--- Begin Recorded data ---

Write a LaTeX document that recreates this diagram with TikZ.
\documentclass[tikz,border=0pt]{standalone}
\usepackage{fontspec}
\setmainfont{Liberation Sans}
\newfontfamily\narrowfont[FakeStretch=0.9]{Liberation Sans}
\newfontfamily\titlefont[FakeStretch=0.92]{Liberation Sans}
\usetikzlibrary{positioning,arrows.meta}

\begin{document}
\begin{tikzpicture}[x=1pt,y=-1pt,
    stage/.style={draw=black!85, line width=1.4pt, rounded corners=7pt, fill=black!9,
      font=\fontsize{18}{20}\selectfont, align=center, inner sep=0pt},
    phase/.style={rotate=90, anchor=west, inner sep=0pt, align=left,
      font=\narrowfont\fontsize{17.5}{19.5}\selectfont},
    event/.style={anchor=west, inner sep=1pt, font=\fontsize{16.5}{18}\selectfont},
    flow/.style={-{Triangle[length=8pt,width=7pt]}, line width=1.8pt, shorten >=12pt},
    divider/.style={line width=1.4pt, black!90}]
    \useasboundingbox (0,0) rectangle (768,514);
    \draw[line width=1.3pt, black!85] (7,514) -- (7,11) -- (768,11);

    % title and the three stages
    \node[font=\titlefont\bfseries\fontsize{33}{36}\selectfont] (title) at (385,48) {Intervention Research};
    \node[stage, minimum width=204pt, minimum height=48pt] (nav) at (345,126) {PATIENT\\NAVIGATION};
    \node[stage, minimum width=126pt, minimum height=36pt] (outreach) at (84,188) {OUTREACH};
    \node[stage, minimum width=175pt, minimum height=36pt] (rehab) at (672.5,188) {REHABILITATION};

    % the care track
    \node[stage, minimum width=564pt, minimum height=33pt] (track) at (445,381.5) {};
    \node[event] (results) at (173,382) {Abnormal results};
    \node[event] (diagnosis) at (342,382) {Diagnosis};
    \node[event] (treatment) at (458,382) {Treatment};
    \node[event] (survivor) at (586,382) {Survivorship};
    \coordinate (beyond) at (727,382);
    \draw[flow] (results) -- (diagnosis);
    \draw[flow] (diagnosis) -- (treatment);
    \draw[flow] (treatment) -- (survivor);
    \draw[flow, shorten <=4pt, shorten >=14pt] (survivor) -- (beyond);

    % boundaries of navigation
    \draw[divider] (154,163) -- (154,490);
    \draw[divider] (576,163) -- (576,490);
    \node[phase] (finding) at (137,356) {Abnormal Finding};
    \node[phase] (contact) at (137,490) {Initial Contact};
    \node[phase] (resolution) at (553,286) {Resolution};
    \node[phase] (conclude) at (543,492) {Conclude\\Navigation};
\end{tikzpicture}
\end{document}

--- End Recorded data ---

▸ Written task: Copy out all of the lines above exactly.

▸ Task result:
Write a LaTeX document that recreates this diagram with TikZ.
\documentclass[tikz,border=0pt]{standalone}
\usepackage{fontspec}
\setmainfont{Liberation Sans}
\newfontfamily\narrowfont[FakeStretch=0.9]{Liberation Sans}
\newfontfamily\titlefont[FakeStretch=0.92]{Liberation Sans}
\usetikzlibrary{positioning,arrows.meta}

\begin{document}
\begin{tikzpicture}[x=1pt,y=-1pt,
    stage/.style={draw=black!85, line width=1.4pt, rounded corners=7pt, fill=black!9,
      font=\fontsize{18}{20}\selectfont, align=center, inner sep=0pt},
    phase/.style={rotate=90, anchor=west, inner sep=0pt, align=left,
      font=\narrowfont\fontsize{17.5}{19.5}\selectfont},
    event/.style={anchor=west, inner sep=1pt, font=\fontsize{16.5}{18}\selectfont},
    flow/.style={-{Triangle[length=8pt,width=7pt]}, line width=1.8pt, shorten >=12pt},
    divider/.style={line width=1.4pt, black!90}]
    \useasboundingbox (0,0) rectangle (768,514);
    \draw[line width=1.3pt, black!85] (7,514) -- (7,11) -- (768,11);

    % title and the three stages
    \node[font=\titlefont\bfseries\fontsize{33}{36}\selectfont] (title) at (385,48) {Intervention Research};
    \node[stage, minimum width=204pt, minimum height=48pt] (nav) at (345,126) {PATIENT\\NAVIGATION};
    \node[stage, minimum width=126pt, minimum height=36pt] (outreach) at (84,188) {OUTREACH};
    \node[stage, minimum width=175pt, minimum height=36pt] (rehab) at (672.5,188) {REHABILITATION};

    % the care track
    \node[stage, minimum width=564pt, minimum height=33pt] (track) at (445,381.5) {};
    \node[event] (results) at (173,382) {Abnormal results};
    \node[event] (diagnosis) at (342,382) {Diagnosis};
    \node[event] (treatment) at (458,382) {Treatment};
    \node[event] (survivor) at (586,382) {Survivorship};
    \coordinate (beyond) at (727,382);
    \draw[flow] (results) -- (diagnosis);
    \draw[flow] (diagnosis) -- (treatment);
    \draw[flow] (treatment) -- (survivor);
    \draw[flow, shorten <=4pt, shorten >=14pt] (survivor) -- (beyond);

    % boundaries of navigation
    \draw[divider] (154,163) -- (154,490);
    \draw[divider] (576,163) -- (576,490);
    \node[phase] (finding) at (137,356) {Abnormal Finding};
    \node[phase] (contact) at (137,490) {Initial Contact};
    \node[phase] (resolution) at (553,286) {Resolution};
    \node[phase] (conclude) at (543,492) {Conclude\\Navigation};
\end{tikzpicture}
\end{document}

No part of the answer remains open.